**WHAT TO WORK ON:** Stop at the line containing "y_title_y_px = [148, 153]": write out every line from the beginning of the entries up to and including it, minus the pictures.

-- START ROWS --

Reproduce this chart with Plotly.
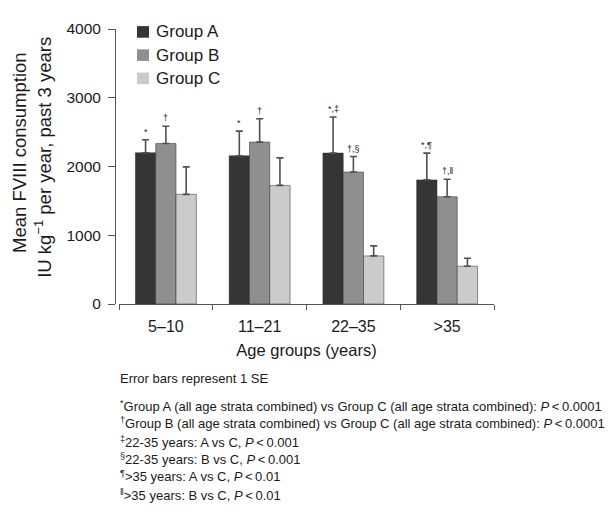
import plotly.graph_objects as go

categories = ["5–10", "11–21", "22–35", ">35"]
group_names = ["Group A", "Group B", "Group C"]
group_a = [2200, 2155, 2195, 1805]
group_a_se = [190, 360, 525, 390]
group_b = [2335, 2355, 1920, 1560]
group_b_se = [250, 340, 225, 255]
group_c = [1595, 1725, 700, 550]
group_c_se = [400, 400, 145, 115]
labels_a = ["*", "*", "*,‡", "*,¶"]
labels_b = ["†", "†", "†,§", "†,‖"]
y_ticks = [0, 1000, 2000, 3000, 4000]
y_title_lines = ["Mean FVIII consumption", "IU kg<sup>−1</sup> per year, past 3 years"]
footnotes = [
    "Error bars represent 1 SE",
    "<sup>*</sup>Group A (all age strata combined) vs Group C (all age strata combined): <i>P</i>\u2009<\u20090.0001",
    "<sup>†</sup>Group B (all age strata combined) vs Group C (all age strata combined): <i>P</i>\u2009<\u20090.0001",
    "<sup>‡</sup>22-35 years: A vs C, <i>P</i>\u2009<\u20090.001",
    "<sup>§</sup>22-35 years: B vs C, <i>P</i>\u2009<\u20090.001",
    "<sup>¶</sup>>35 years: A vs C, <i>P</i>\u2009<\u20090.01",
    "<sup>‖</sup>>35 years: B vs C, <i>P</i>\u2009<\u20090.01",
]
footnote_y_px = [381, 409, 427, 446, 464, 482, 501]
legend_y_px = [23, 47, 71]
y_title_x_px = [20, 43]
y_title_y_px = [148, 153]

FONT = "Liberation Sans, Arial, Helvetica, sans-serif"
colors = ["#353535", "#8f8f8f", "#cbcbcb"]
err_color = "#505050"
TXT = "#1a1a1a"

# page body has an 8px margin; figure coordinates are offset accordingly
OFF = 8
W, H = 614 - OFF, 518 - OFF
L, R, T, B = 115 - OFF, 614 - 494, 20 - OFF, 518 - 304
PW, PH = W - L - R, H - T - B


def px_x(px):
    return (px - OFF - L) / PW


def px_y(py):
    return (H - B - (py - OFF)) / PH


fig = go.Figure()
series = [(group_a, group_a_se), (group_b, group_b_se), (group_c, group_c_se)]
for i, (vals, se) in enumerate(series):
    fig.add_trace(go.Bar(
        x=categories, y=vals, name=group_names[i],
        marker=dict(color=colors[i], line=dict(color="#2a2a2a", width=0.5)),
        error_y=dict(type="data", array=se, arrayminus=[0] * len(se), symmetric=False,
                     color=err_color, thickness=1.6, width=3.5),
        showlegend=False,
    ))

bargap = 0.35
bw = (1 - bargap) / 3
annotations = []
for offset, vals, se, labs in [(-bw, group_a, group_a_se, labels_a), (0, group_b, group_b_se, labels_b)]:
    for j in range(len(categories)):
        annotations.append(dict(
            x=j + offset, y=vals[j] + se[j], xref="x", yref="y", text=labs[j],
            showarrow=False, yanchor="bottom", yshift=1,
            font=dict(family=FONT, size=9, color="#222"),
        ))

# manual legend
shapes = []
for name, col, py in zip(group_names, colors, legend_y_px):
    shapes.append(dict(type="rect", xref="paper", yref="paper",
                       x0=px_x(137), x1=px_x(149), y0=px_y(py + 6), y1=px_y(py - 6),
                       fillcolor=col, line=dict(width=0)))
    annotations.append(dict(x=px_x(154), y=px_y(py), xref="paper", yref="paper", text=name,
                            showarrow=False, xanchor="left", yanchor="middle",
                            font=dict(family=FONT, size=17, color=TXT)))

# y axis title (two lines)
for line, xp, yp in zip(y_title_lines, y_title_x_px, y_title_y_px):
    annotations.append(dict(
        x=px_x(xp), y=px_y(yp), xref="paper", yref="paper", text=line,
        textangle=-90, showarrow=False, xanchor="center", yanchor="middle",
        font=dict(family=FONT, size=18.5, color=TXT),
    ))

for txt, py in zip(footnotes, footnote_y_px):
    annotations.append(dict(
        x=px_x(118), y=px_y(py), xref="paper", yref="paper", text=txt,
        showarrow=False, xanchor="left", yanchor="middle", align="left",
        font=dict(family=FONT, size=13, color=TXT),
    ))

fig.update_layout(
    width=W, height=H,
    margin=dict(l=L, r=R, t=T, b=B, pad=0),
    barmode="group", bargap=bargap, bargroupgap=0,
    plot_bgcolor="white", paper_bgcolor="white",
    font=dict(family=FONT, size=15, color=TXT),
    showlegend=False,
    xaxis=dict(domain=[4 / PW, 1], range=[-0.5, 3.5], showline=True, linecolor="#555", linewidth=1,
               ticks="outside", tickson="boundaries", ticklen=5, tickcolor="#555",
               ticklabelstandoff=8,
               tickfont=dict(family=FONT, size=16, color=TXT),
               title=dict(text="Age groups (years)", font=dict(family=FONT, size=16.5, color=TXT), standoff=10),
               showgrid=False, zeroline=False),
    yaxis=dict(range=[0, 4000], tickvals=y_ticks, anchor="free", position=0,
               showline=True, linecolor="#555", linewidth=1,
               ticks="outside", ticklen=7, tickcolor="#555", ticklabelstandoff=4,
               tickfont=dict(family=FONT, size=15.5, color=TXT),
               showgrid=False, zeroline=False),
    annotations=annotations,
    shapes=shapes,
)

fig.write_html("out.html")
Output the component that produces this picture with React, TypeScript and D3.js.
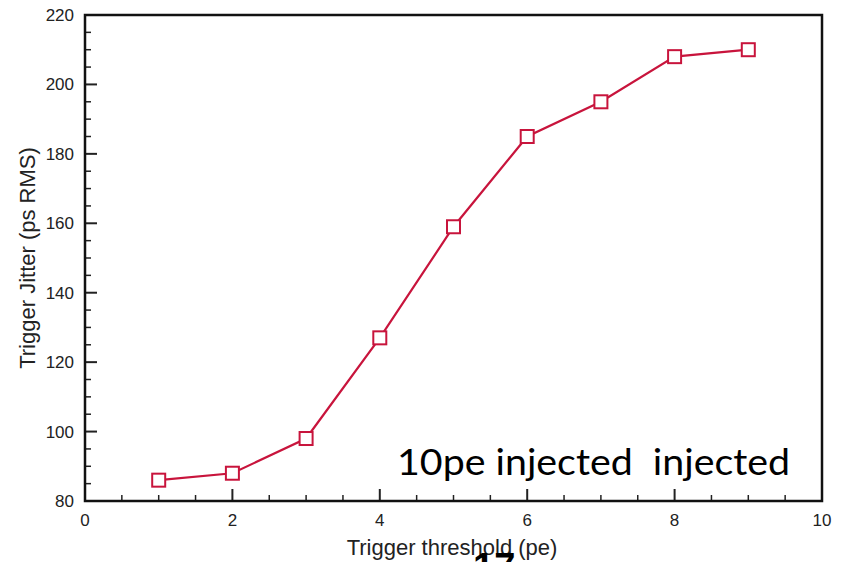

-- END ROWS --

**OUTPUT BELOW:**
Reproduce this chart with Plotly.
import plotly.graph_objects as go

categories = ["5–10", "11–21", "22–35", ">35"]
group_names = ["Group A", "Group B", "Group C"]
group_a = [2200, 2155, 2195, 1805]
group_a_se = [190, 360, 525, 390]
group_b = [2335, 2355, 1920, 1560]
group_b_se = [250, 340, 225, 255]
group_c = [1595, 1725, 700, 550]
group_c_se = [400, 400, 145, 115]
labels_a = ["*", "*", "*,‡", "*,¶"]
labels_b = ["†", "†", "†,§", "†,‖"]
y_ticks = [0, 1000, 2000, 3000, 4000]
y_title_lines = ["Mean FVIII consumption", "IU kg<sup>−1</sup> per year, past 3 years"]
footnotes = [
    "Error bars represent 1 SE",
    "<sup>*</sup>Group A (all age strata combined) vs Group C (all age strata combined): <i>P</i>\u2009<\u20090.0001",
    "<sup>†</sup>Group B (all age strata combined) vs Group C (all age strata combined): <i>P</i>\u2009<\u20090.0001",
    "<sup>‡</sup>22-35 years: A vs C, <i>P</i>\u2009<\u20090.001",
    "<sup>§</sup>22-35 years: B vs C, <i>P</i>\u2009<\u20090.001",
    "<sup>¶</sup>>35 years: A vs C, <i>P</i>\u2009<\u20090.01",
    "<sup>‖</sup>>35 years: B vs C, <i>P</i>\u2009<\u20090.01",
]
footnote_y_px = [381, 409, 427, 446, 464, 482, 501]
legend_y_px = [23, 47, 71]
y_title_x_px = [20, 43]
y_title_y_px = [148, 153]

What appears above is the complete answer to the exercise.